In the end, euphony and association are allowed to win over documentary exactitude.

Realism versus Beauty? Realism or Beauty? Beauty attained through Realism? Flaubertians chase these formulae around their skulls. Flaubert, in his letter scorning Goncourt's skip-hunting type of research, states very clearly that “I regard technical and local details—the precise, historical side of things—as very much of secondary importance.” If Goncourt found satisfaction in picking up a tasty word, Flaubert found it, by contrast, “when I have written a page which avoids assonance and repetition.” This ought to be clear enough, and indeed Flaubert's denials of realistic intent are frequent: he sought only beauty. But writers' declarations of intent and writers' practices don't always match up. The novelist takes delivery of the researcher's
tartaret de Barbarie,
turns it around, tries out some Northern icy habitats for the bird, and comes down for
tartaret de Scythie.
But not
tartaret de Pont-l'Evêque,
after all. The researcher has given the novelist a body of information from which he can take off and glide and display his feathers; but there are limits to the range of manoeuvres possible. And when Flaubert was attacked for getting things wrong in
Salammbô,
first by Sainte-Beuve, and second, more famously, by Guillaume Froehner (assistant curator in the Department of Antiquities at the Louvre, who reviewed the novel in the
Revue Contemporaine),
he did not retreat behind the screen of Beauty. He didn't argue that he had changed things to avoid assonance or increase euphony. Quite the contrary: he defended himself stubbornly, systematically, violently, referring his assailants to all the sources and authorities he had consulted in the course of his researches.

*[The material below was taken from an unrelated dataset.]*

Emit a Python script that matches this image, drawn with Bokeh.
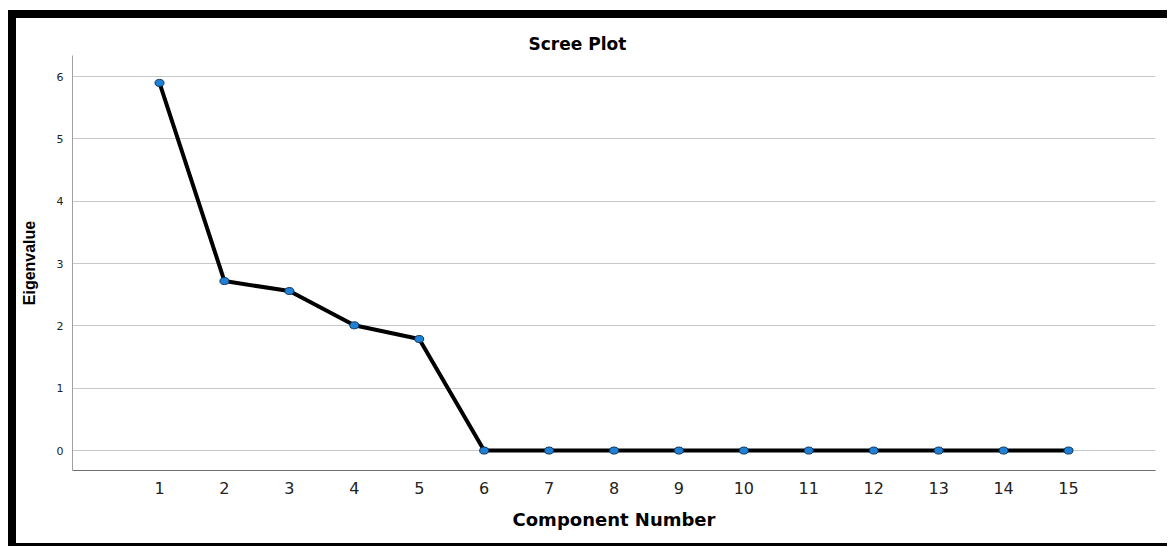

Research for Flaubert is not preliminary but central; not a matter of “checking” but part of the writing process. On location for a bit of countryside he needs in
Bouvard et Pécuchet,
the novelist sometimes refers automatically to
ils:
his two protagonists are already wandering around in his research notes, as if preparing for their fictional life to come. And what of the Flaubert who can be found wandering around in these
Carnets de travail?
What do we learn about him? Biasi makes an audacious but finally convincing claim about the person we encounter here. In the novels, he suggests, we find the writer; in the letters we find the man; here in the
Carnets
we finally discover that famous hybrid, rare as a Scythian tartaret,
l'homme-plume
(the pen-man). It is a strange and reclusive bird, whose tail-feathers are ready-trimmed quills, and whose capacious gizzard grinds everything—life, books, whole countrysides—into literature.